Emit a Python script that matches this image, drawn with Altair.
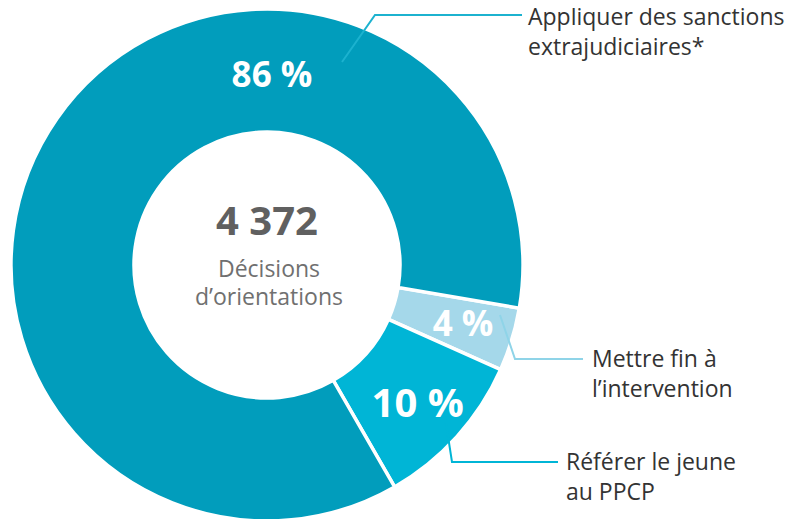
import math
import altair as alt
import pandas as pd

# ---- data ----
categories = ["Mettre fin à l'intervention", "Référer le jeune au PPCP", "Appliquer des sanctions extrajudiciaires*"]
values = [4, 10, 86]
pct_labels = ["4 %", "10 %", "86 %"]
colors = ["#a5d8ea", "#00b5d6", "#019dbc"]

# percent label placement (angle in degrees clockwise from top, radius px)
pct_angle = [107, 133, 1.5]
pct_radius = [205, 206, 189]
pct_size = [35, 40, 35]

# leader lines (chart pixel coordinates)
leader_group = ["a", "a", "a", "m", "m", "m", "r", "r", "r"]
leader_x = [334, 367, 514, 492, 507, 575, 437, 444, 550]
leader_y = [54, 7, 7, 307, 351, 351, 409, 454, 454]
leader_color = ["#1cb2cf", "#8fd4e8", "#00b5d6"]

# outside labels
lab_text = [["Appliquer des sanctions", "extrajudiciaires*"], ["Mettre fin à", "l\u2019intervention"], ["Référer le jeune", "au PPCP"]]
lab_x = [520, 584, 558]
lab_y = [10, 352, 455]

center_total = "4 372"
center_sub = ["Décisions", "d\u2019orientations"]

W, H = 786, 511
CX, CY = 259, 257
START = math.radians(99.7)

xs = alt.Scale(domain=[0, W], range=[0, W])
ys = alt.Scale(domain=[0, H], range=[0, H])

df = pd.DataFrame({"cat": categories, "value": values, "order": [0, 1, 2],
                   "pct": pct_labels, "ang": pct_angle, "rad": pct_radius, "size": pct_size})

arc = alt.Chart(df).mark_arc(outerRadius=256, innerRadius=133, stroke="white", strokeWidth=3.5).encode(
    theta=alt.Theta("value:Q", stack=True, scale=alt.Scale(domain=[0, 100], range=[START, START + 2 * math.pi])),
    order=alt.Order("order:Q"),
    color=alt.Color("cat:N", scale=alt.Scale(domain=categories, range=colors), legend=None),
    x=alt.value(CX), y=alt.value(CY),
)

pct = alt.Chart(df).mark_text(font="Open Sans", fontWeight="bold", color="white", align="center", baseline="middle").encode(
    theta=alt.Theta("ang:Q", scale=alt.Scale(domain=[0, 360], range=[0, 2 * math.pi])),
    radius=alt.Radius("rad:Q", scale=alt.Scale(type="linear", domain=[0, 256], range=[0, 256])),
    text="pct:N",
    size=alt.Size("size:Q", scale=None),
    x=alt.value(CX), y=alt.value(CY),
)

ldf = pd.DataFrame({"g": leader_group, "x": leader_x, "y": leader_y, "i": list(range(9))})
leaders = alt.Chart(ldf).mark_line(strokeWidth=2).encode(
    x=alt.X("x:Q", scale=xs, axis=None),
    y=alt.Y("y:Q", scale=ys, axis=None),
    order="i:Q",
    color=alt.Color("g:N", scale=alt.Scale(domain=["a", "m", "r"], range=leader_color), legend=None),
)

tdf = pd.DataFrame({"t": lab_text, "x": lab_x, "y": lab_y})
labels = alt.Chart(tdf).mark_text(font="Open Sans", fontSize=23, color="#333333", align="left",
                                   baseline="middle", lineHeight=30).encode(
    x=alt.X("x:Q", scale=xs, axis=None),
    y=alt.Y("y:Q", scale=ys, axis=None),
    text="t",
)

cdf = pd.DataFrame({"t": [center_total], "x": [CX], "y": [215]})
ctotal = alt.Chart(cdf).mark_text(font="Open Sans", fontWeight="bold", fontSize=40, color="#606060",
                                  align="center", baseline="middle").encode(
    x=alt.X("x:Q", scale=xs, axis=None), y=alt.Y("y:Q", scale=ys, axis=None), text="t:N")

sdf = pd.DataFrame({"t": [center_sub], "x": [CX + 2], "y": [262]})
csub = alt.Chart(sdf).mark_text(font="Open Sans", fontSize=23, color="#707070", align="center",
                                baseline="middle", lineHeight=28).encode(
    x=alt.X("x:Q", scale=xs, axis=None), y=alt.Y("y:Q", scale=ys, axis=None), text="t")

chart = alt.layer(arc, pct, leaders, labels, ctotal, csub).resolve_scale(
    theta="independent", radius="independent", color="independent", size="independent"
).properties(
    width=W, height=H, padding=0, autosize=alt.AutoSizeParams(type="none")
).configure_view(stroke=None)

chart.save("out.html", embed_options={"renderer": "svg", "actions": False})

§ **Set task**
Give every line back word for word and leave the pictures out.

§ **Reply**
Emit a Python script that matches this image, drawn with Altair.
import math
import altair as alt
import pandas as pd

# ---- data ----
categories = ["Mettre fin à l'intervention", "Référer le jeune au PPCP", "Appliquer des sanctions extrajudiciaires*"]
values = [4, 10, 86]
pct_labels = ["4 %", "10 %", "86 %"]
colors = ["#a5d8ea", "#00b5d6", "#019dbc"]

# percent label placement (angle in degrees clockwise from top, radius px)
pct_angle = [107, 133, 1.5]
pct_radius = [205, 206, 189]
pct_size = [35, 40, 35]

# leader lines (chart pixel coordinates)
leader_group = ["a", "a", "a", "m", "m", "m", "r", "r", "r"]
leader_x = [334, 367, 514, 492, 507, 575, 437, 444, 550]
leader_y = [54, 7, 7, 307, 351, 351, 409, 454, 454]
leader_color = ["#1cb2cf", "#8fd4e8", "#00b5d6"]

# outside labels
lab_text = [["Appliquer des sanctions", "extrajudiciaires*"], ["Mettre fin à", "l\u2019intervention"], ["Référer le jeune", "au PPCP"]]
lab_x = [520, 584, 558]
lab_y = [10, 352, 455]

center_total = "4 372"
center_sub = ["Décisions", "d\u2019orientations"]

W, H = 786, 511
CX, CY = 259, 257
START = math.radians(99.7)

xs = alt.Scale(domain=[0, W], range=[0, W])
ys = alt.Scale(domain=[0, H], range=[0, H])

df = pd.DataFrame({"cat": categories, "value": values, "order": [0, 1, 2],
                   "pct": pct_labels, "ang": pct_angle, "rad": pct_radius, "size": pct_size})

arc = alt.Chart(df).mark_arc(outerRadius=256, innerRadius=133, stroke="white", strokeWidth=3.5).encode(
    theta=alt.Theta("value:Q", stack=True, scale=alt.Scale(domain=[0, 100], range=[START, START + 2 * math.pi])),
    order=alt.Order("order:Q"),
    color=alt.Color("cat:N", scale=alt.Scale(domain=categories, range=colors), legend=None),
    x=alt.value(CX), y=alt.value(CY),
)

pct = alt.Chart(df).mark_text(font="Open Sans", fontWeight="bold", color="white", align="center", baseline="middle").encode(
    theta=alt.Theta("ang:Q", scale=alt.Scale(domain=[0, 360], range=[0, 2 * math.pi])),
    radius=alt.Radius("rad:Q", scale=alt.Scale(type="linear", domain=[0, 256], range=[0, 256])),
    text="pct:N",
    size=alt.Size("size:Q", scale=None),
    x=alt.value(CX), y=alt.value(CY),
)

ldf = pd.DataFrame({"g": leader_group, "x": leader_x, "y": leader_y, "i": list(range(9))})
leaders = alt.Chart(ldf).mark_line(strokeWidth=2).encode(
    x=alt.X("x:Q", scale=xs, axis=None),
    y=alt.Y("y:Q", scale=ys, axis=None),
    order="i:Q",
    color=alt.Color("g:N", scale=alt.Scale(domain=["a", "m", "r"], range=leader_color), legend=None),
)

tdf = pd.DataFrame({"t": lab_text, "x": lab_x, "y": lab_y})
labels = alt.Chart(tdf).mark_text(font="Open Sans", fontSize=23, color="#333333", align="left",
                                   baseline="middle", lineHeight=30).encode(
    x=alt.X("x:Q", scale=xs, axis=None),
    y=alt.Y("y:Q", scale=ys, axis=None),
    text="t",
)

cdf = pd.DataFrame({"t": [center_total], "x": [CX], "y": [215]})
ctotal = alt.Chart(cdf).mark_text(font="Open Sans", fontWeight="bold", fontSize=40, color="#606060",
                                  align="center", baseline="middle").encode(
    x=alt.X("x:Q", scale=xs, axis=None), y=alt.Y("y:Q", scale=ys, axis=None), text="t:N")

sdf = pd.DataFrame({"t": [center_sub], "x": [CX + 2], "y": [262]})
csub = alt.Chart(sdf).mark_text(font="Open Sans", fontSize=23, color="#707070", align="center",
                                baseline="middle", lineHeight=28).encode(
    x=alt.X("x:Q", scale=xs, axis=None), y=alt.Y("y:Q", scale=ys, axis=None), text="t")

chart = alt.layer(arc, pct, leaders, labels, ctotal, csub).resolve_scale(
    theta="independent", radius="independent", color="independent", size="independent"
).properties(
    width=W, height=H, padding=0, autosize=alt.AutoSizeParams(type="none")
).configure_view(stroke=None)

chart.save("out.html", embed_options={"renderer": "svg", "actions": False})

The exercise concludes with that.